Violation of each state regulation is punishable by up to six months in jail and a $5,000 fine, Lipps said.

Through a plea agreement, Conley was able to avoid jail time, Lipps said. Conley was ordered to pay more than $2,700 in fines and court costs, including restitution for illegally killing a black bear and for the restoration of the trail he had created into the forest at the recreation area, Lipps said.

Conley was banned from hunting for one year and from the National Forest for five years. He must spend two years on probation and had to forfeit two cameras and a crossbow, Lipps said. He also has to attend a hunter safety course within the next year.

"Two bears were actually killed that we know of," Lipps said.

Conley and an unidentified teenage boy would have someone drop them off in the Cascades parking lot, then would follow a homemade trail to an area where they would bait and then shoot the bears, Lipps said.

It's legal to hunt on national forest land but not in recreation areas and not to bait the animals, Lipps said.

"They were within what we consider to be the recreation area boundary," he said.

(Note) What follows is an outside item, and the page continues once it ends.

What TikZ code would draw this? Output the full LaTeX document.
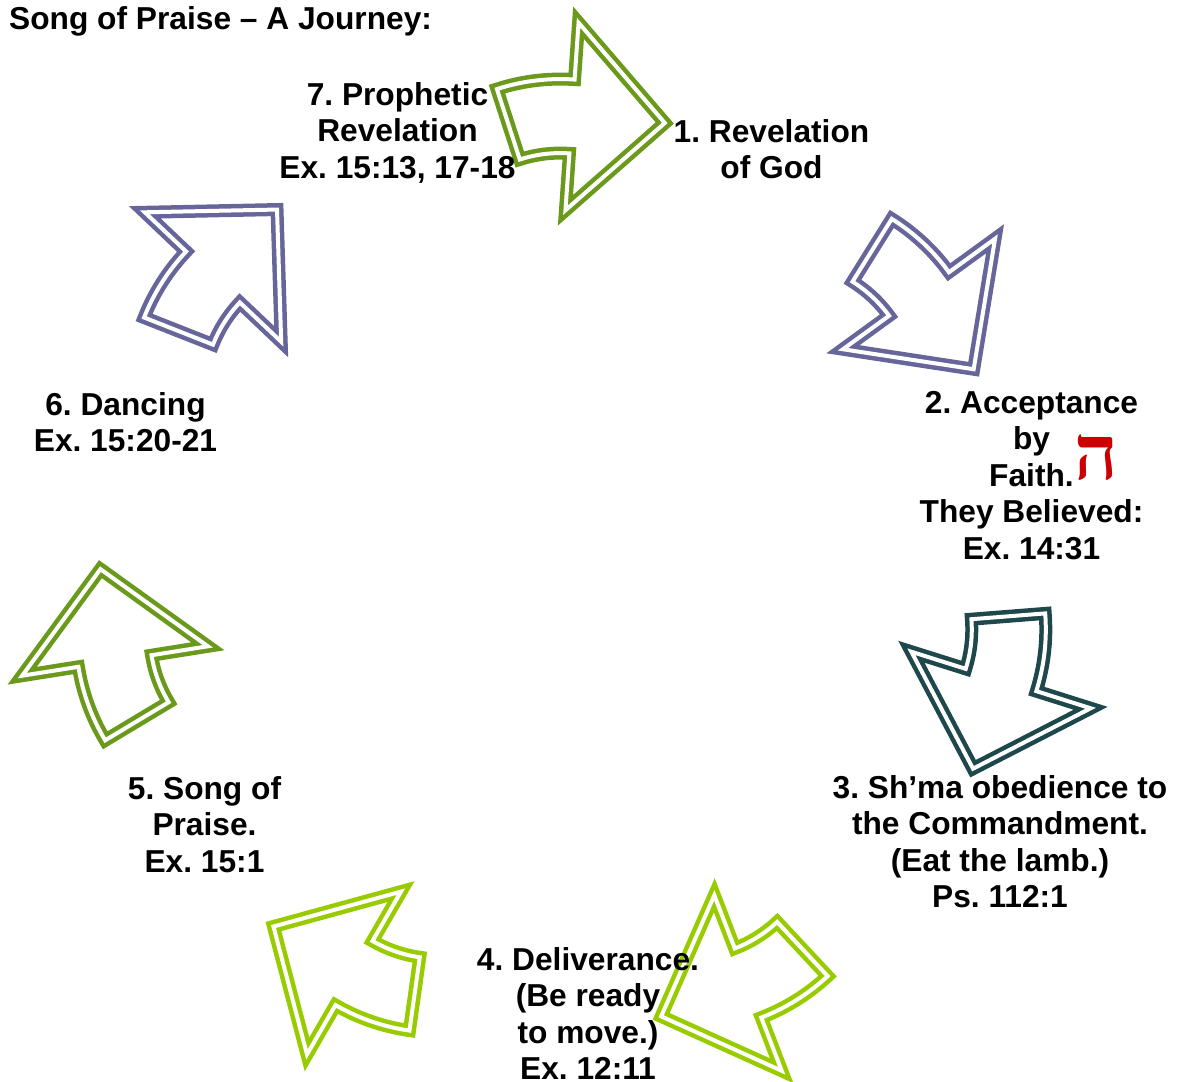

"This type of activity near a recreation area like the Cascades presents a safety issue for visitors," said Teddy Mullins, a law enforcement officer with the U.S. Forest Service. "In this case, it brought a number of bears into an area with a lot of people, and when bears smell food and people they can begin to associate food with people."

Baiting bears for hunting isn't a common practice, Lipps said, but authorities have seen a recent increase in baiting.

It doesn't appear there has been an increase in bear activity at the Cascades as a result of the baiting, Lipps said, and no interaction between people and bears has been reported.

"Certainly there are bear in that area anyway," Lipps said, but they tend to avoid people unless they begin to associate people with food. "I've said before a fed bear is a dead bear."

"Bears don't care about anything but food when they get addicted to food from people," Mullins said.

Rangers advise anyone who visits a park where bears may live to be careful not to leave food out.

In Virginia, it's a violation of state regulations to feed deer between Sept. 1 and Jan. 3 and to feed bear anytime and on any land, Lipps said.